§ WHAT IS ASKED: Copy the listing verbatim, excluding any images found in it.

§ MATERIAL PROVIDED:
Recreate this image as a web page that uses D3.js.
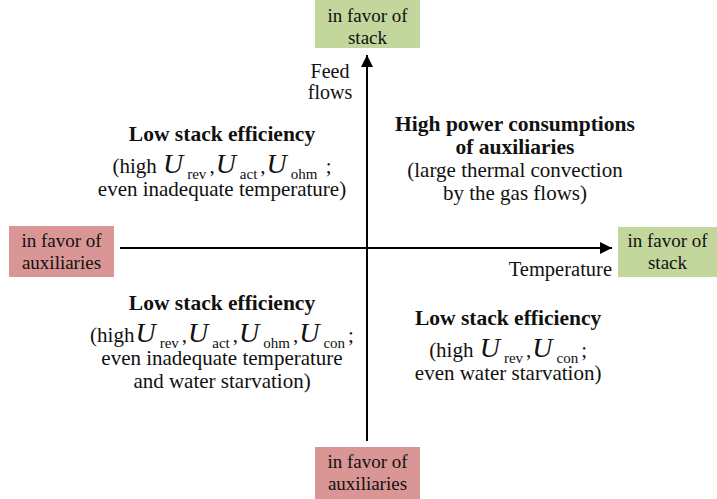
<!DOCTYPE html>
<html>
<head>
<meta charset="utf-8">
<script src="https://d3js.org/d3.v7.min.js"></script>
<style>
  body { margin: 0; background: #fff; }
</style>
</head>
<body>
<div id="viz"></div>
<script>
// axis direction labels
var axisLabels = ["Temperature", "Feed flows"];
// end boxes of the two axes
var boxSides = ["top", "right", "left", "bottom"];
var boxLines = [["in favor of", "stack"], ["in favor of", "stack"], ["in favor of", "auxiliaries"], ["in favor of", "auxiliaries"]];
var boxColors = ["#c3d69b", "#c3d69b", "#d99694", "#d99694"];
// quadrant anchors in axis units (x: temperature, y: feed flows)
var quadX = [-0.587, 0.604, -0.587, 0.576];
var quadY = [0.554, 0.606, -0.321, -0.399];
// quadrant text, each line is a list of [text, style] pieces
var quadLines = [
  [
    [["Low stack efficiency", "b"]],
    [["(high ", "n"], ["U", "U"], ["rev", "s"], [",", "n"], ["U", "U"], ["act", "s"], [",", "n"], ["U", "U"], ["ohm", "s"], [" ;", "n"]],
    [["even inadequate temperature)", "n"]]
  ],
  [
    [["High power consumptions", "b"]],
    [["of auxiliaries", "b"]],
    [["(large thermal convection", "n"]],
    [["by the gas flows)", "n"]]
  ],
  [
    [["Low stack efficiency", "b"]],
    [["(high", "n"], ["U", "U"], ["rev", "s"], [",", "n"], ["U", "U"], ["act", "s"], [",", "n"], ["U", "U"], ["ohm", "s"], [",", "n"], ["U", "U"], ["con", "s"], [";", "n"]],
    [["even inadequate temperature", "n"]],
    [["and water starvation)", "n"]]
  ],
  [
    [["Low stack efficiency", "b"]],
    [["(high ", "n"], ["U", "U"], ["rev", "s"], [",", "n"], ["U", "U"], ["con", "s"], [";", "n"]],
    [["even water starvation)", "n"]]
  ]
];

var W = 717, H = 499;
var FONT = "'Liberation Serif', 'Times New Roman', Tinos, 'Noto Serif', 'DejaVu Serif', serif";
var cx = 367, cy = 248;
var x = d3.scaleLinear().domain([-1, 0, 1]).range([120, cx, 612]);
var y = d3.scaleLinear().domain([-1, 0, 1]).range([441, cy, 55]);

var svg = d3.select("#viz").append("svg")
  .attr("width", W).attr("height", H)
  .style("font-family", FONT);

svg.append("defs").append("marker")
  .attr("id", "arr").attr("viewBox", "0 0 10 10")
  .attr("refX", 10).attr("refY", 5)
  .attr("markerWidth", 14).attr("markerHeight", 12)
  .attr("markerUnits", "userSpaceOnUse")
  .attr("orient", "auto")
  .append("path").attr("d", "M0,0L10,5L0,10Z").attr("fill", "#000");

// axes
svg.append("line")
  .attr("x1", x(-1)).attr("x2", x(1)).attr("y1", y(0)).attr("y2", y(0))
  .attr("stroke", "#000").attr("stroke-width", 2).attr("marker-end", "url(#arr)");
svg.append("line")
  .attr("x1", x(0)).attr("x2", x(0)).attr("y1", y(-1)).attr("y2", y(1))
  .attr("stroke", "#000").attr("stroke-width", 2).attr("marker-end", "url(#arr)");

svg.append("text").attr("x", x(1)).attr("y", y(0) + 28)
  .attr("text-anchor", "end").attr("font-size", 20.5).attr("fill", "#111")
  .text(axisLabels[0]);
axisLabels[1].split(" ").forEach(function(w, i) {
  svg.append("text").attr("x", x(0) - 37).attr("y", 78 + i * 21)
    .attr("text-anchor", "middle").attr("font-size", 20).attr("fill", "#111")
    .text(w);
});

// boxes at the axis ends
var boxPos = {
  top: [315, 0, 105, 48, 22],
  bottom: [315, 447, 105, 52, 468],
  left: [9, 226, 105, 51, 247],
  right: [618, 227, 99, 50, 247]
};
boxSides.forEach(function(side, k) {
  var p = boxPos[side];
  svg.append("rect").attr("x", p[0]).attr("y", p[1]).attr("width", p[2]).attr("height", p[3])
    .attr("fill", boxColors[k]);
  boxLines[k].forEach(function(l, i) {
    svg.append("text").attr("x", p[0] + p[2] / 2).attr("y", p[4] + i * 21.5)
      .attr("text-anchor", "middle").attr("font-size", 19).attr("fill", "#111").text(l);
  });
});

// quadrant text
quadLines.forEach(function(lines, k) {
  var yy = y(quadY[k]);
  lines.forEach(function(line, i) {
    var hasU = line.some(function(p) { return p[1] === "U"; });
    if (i > 0) yy += hasU ? 32 : 23;
    var t = svg.append("text").attr("x", x(quadX[k])).attr("y", yy)
      .attr("text-anchor", "middle").attr("font-size", 21).attr("fill", "#111");
    var shifted = false;
    line.forEach(function(piece) {
      var ts = t.append("tspan").text(piece[0]);
      if (piece[1] === "b") ts.attr("font-weight", "bold").attr("font-size", 21.5);
      if (piece[1] === "U") {
        ts.attr("font-style", "italic").attr("font-size", 28).attr("dx", 1);
        if (shifted) { ts.attr("dy", -6); shifted = false; }
      } else if (piece[1] === "s") {
        ts.attr("font-size", 15).attr("dy", 6).attr("dx", 4); shifted = true;
      } else if (shifted) {
        ts.attr("dy", -6).attr("dx", 3); shifted = false;
      }
    });
  });
});
</script>
</body>
</html>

§ ANSWER TO THE PROBLEM:
Recreate this image as a web page that uses D3.js.
<!DOCTYPE html>
<html>
<head>
<meta charset="utf-8">
<script src="https://d3js.org/d3.v7.min.js"></script>
<style>
  body { margin: 0; background: #fff; }
</style>
</head>
<body>
<div id="viz"></div>
<script>
// axis direction labels
var axisLabels = ["Temperature", "Feed flows"];
// end boxes of the two axes
var boxSides = ["top", "right", "left", "bottom"];
var boxLines = [["in favor of", "stack"], ["in favor of", "stack"], ["in favor of", "auxiliaries"], ["in favor of", "auxiliaries"]];
var boxColors = ["#c3d69b", "#c3d69b", "#d99694", "#d99694"];
// quadrant anchors in axis units (x: temperature, y: feed flows)
var quadX = [-0.587, 0.604, -0.587, 0.576];
var quadY = [0.554, 0.606, -0.321, -0.399];
// quadrant text, each line is a list of [text, style] pieces
var quadLines = [
  [
    [["Low stack efficiency", "b"]],
    [["(high ", "n"], ["U", "U"], ["rev", "s"], [",", "n"], ["U", "U"], ["act", "s"], [",", "n"], ["U", "U"], ["ohm", "s"], [" ;", "n"]],
    [["even inadequate temperature)", "n"]]
  ],
  [
    [["High power consumptions", "b"]],
    [["of auxiliaries", "b"]],
    [["(large thermal convection", "n"]],
    [["by the gas flows)", "n"]]
  ],
  [
    [["Low stack efficiency", "b"]],
    [["(high", "n"], ["U", "U"], ["rev", "s"], [",", "n"], ["U", "U"], ["act", "s"], [",", "n"], ["U", "U"], ["ohm", "s"], [",", "n"], ["U", "U"], ["con", "s"], [";", "n"]],
    [["even inadequate temperature", "n"]],
    [["and water starvation)", "n"]]
  ],
  [
    [["Low stack efficiency", "b"]],
    [["(high ", "n"], ["U", "U"], ["rev", "s"], [",", "n"], ["U", "U"], ["con", "s"], [";", "n"]],
    [["even water starvation)", "n"]]
  ]
];

var W = 717, H = 499;
var FONT = "'Liberation Serif', 'Times New Roman', Tinos, 'Noto Serif', 'DejaVu Serif', serif";
var cx = 367, cy = 248;
var x = d3.scaleLinear().domain([-1, 0, 1]).range([120, cx, 612]);
var y = d3.scaleLinear().domain([-1, 0, 1]).range([441, cy, 55]);

var svg = d3.select("#viz").append("svg")
  .attr("width", W).attr("height", H)
  .style("font-family", FONT);

svg.append("defs").append("marker")
  .attr("id", "arr").attr("viewBox", "0 0 10 10")
  .attr("refX", 10).attr("refY", 5)
  .attr("markerWidth", 14).attr("markerHeight", 12)
  .attr("markerUnits", "userSpaceOnUse")
  .attr("orient", "auto")
  .append("path").attr("d", "M0,0L10,5L0,10Z").attr("fill", "#000");

// axes
svg.append("line")
  .attr("x1", x(-1)).attr("x2", x(1)).attr("y1", y(0)).attr("y2", y(0))
  .attr("stroke", "#000").attr("stroke-width", 2).attr("marker-end", "url(#arr)");
svg.append("line")
  .attr("x1", x(0)).attr("x2", x(0)).attr("y1", y(-1)).attr("y2", y(1))
  .attr("stroke", "#000").attr("stroke-width", 2).attr("marker-end", "url(#arr)");

svg.append("text").attr("x", x(1)).attr("y", y(0) + 28)
  .attr("text-anchor", "end").attr("font-size", 20.5).attr("fill", "#111")
  .text(axisLabels[0]);
axisLabels[1].split(" ").forEach(function(w, i) {
  svg.append("text").attr("x", x(0) - 37).attr("y", 78 + i * 21)
    .attr("text-anchor", "middle").attr("font-size", 20).attr("fill", "#111")
    .text(w);
});

// boxes at the axis ends
var boxPos = {
  top: [315, 0, 105, 48, 22],
  bottom: [315, 447, 105, 52, 468],
  left: [9, 226, 105, 51, 247],
  right: [618, 227, 99, 50, 247]
};
boxSides.forEach(function(side, k) {
  var p = boxPos[side];
  svg.append("rect").attr("x", p[0]).attr("y", p[1]).attr("width", p[2]).attr("height", p[3])
    .attr("fill", boxColors[k]);
  boxLines[k].forEach(function(l, i) {
    svg.append("text").attr("x", p[0] + p[2] / 2).attr("y", p[4] + i * 21.5)
      .attr("text-anchor", "middle").attr("font-size", 19).attr("fill", "#111").text(l);
  });
});

// quadrant text
quadLines.forEach(function(lines, k) {
  var yy = y(quadY[k]);
  lines.forEach(function(line, i) {
    var hasU = line.some(function(p) { return p[1] === "U"; });
    if (i > 0) yy += hasU ? 32 : 23;
    var t = svg.append("text").attr("x", x(quadX[k])).attr("y", yy)
      .attr("text-anchor", "middle").attr("font-size", 21).attr("fill", "#111");
    var shifted = false;
    line.forEach(function(piece) {
      var ts = t.append("tspan").text(piece[0]);
      if (piece[1] === "b") ts.attr("font-weight", "bold").attr("font-size", 21.5);
      if (piece[1] === "U") {
        ts.attr("font-style", "italic").attr("font-size", 28).attr("dx", 1);
        if (shifted) { ts.attr("dy", -6); shifted = false; }
      } else if (piece[1] === "s") {
        ts.attr("font-size", 15).attr("dy", 6).attr("dx", 4); shifted = true;
      } else if (shifted) {
        ts.attr("dy", -6).attr("dx", 3); shifted = false;
      }
    });
  });
});
</script>
</body>
</html>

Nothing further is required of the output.